▸ GIVEN EXERCISE
In the records below, tally every line containing "this". Report only the total.

● ● ● ● ●

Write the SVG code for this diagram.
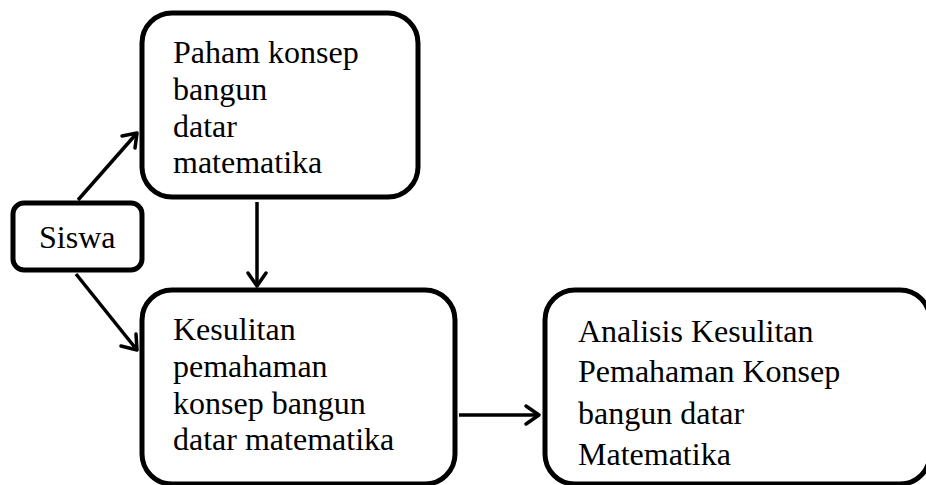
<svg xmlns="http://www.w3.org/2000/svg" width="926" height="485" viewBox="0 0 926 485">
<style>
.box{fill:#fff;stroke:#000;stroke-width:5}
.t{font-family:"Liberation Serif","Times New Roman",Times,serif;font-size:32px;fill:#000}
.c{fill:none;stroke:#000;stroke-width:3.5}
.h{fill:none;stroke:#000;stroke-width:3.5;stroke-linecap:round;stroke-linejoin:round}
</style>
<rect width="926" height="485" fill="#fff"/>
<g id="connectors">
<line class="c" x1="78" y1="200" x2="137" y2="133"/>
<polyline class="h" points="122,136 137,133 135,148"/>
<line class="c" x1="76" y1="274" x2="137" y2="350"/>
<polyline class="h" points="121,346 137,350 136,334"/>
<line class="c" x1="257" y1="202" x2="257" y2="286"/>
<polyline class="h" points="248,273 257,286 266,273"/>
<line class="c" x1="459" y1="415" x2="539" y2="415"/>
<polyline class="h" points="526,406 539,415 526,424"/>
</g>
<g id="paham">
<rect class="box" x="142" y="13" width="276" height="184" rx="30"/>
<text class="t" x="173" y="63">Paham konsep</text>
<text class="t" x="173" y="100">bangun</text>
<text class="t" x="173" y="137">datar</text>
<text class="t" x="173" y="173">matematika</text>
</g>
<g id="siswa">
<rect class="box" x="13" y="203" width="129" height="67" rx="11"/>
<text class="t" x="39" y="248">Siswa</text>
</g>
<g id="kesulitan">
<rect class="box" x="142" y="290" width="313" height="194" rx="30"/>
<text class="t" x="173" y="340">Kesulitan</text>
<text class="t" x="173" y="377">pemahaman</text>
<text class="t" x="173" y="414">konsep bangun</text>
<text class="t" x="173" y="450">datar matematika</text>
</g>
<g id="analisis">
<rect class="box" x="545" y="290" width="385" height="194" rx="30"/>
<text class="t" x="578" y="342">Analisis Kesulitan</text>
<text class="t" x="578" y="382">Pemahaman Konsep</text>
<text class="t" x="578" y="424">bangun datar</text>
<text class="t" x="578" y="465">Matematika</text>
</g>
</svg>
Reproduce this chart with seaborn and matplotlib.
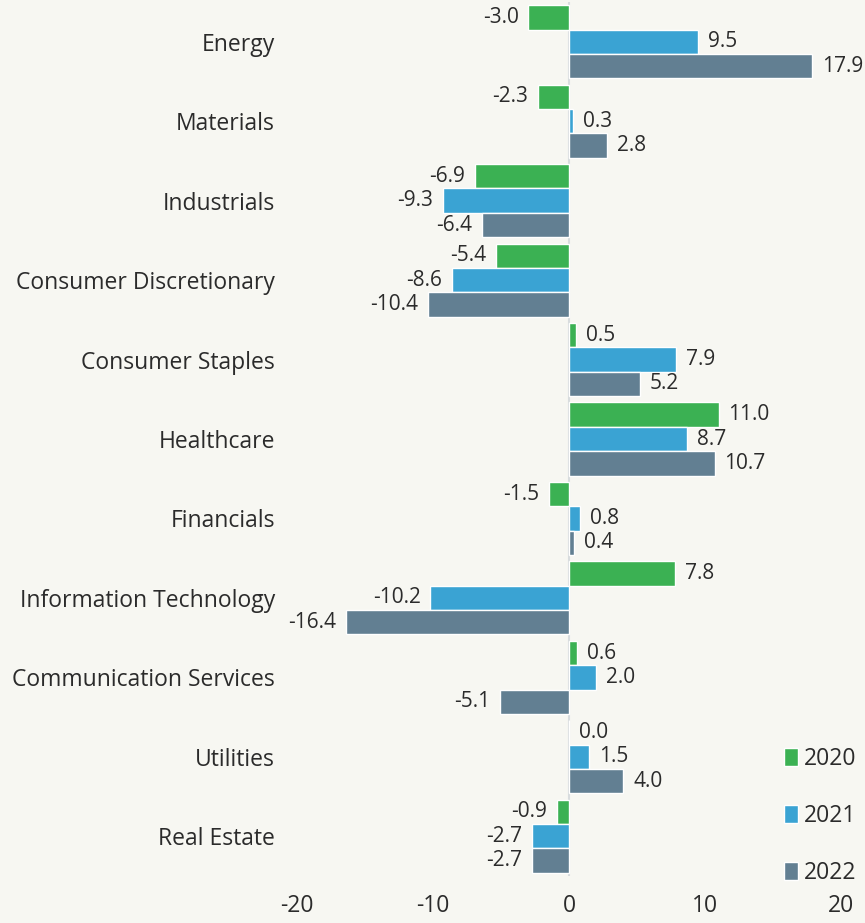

● ● ● ● ●

▸ WRITTEN RESPONSE
2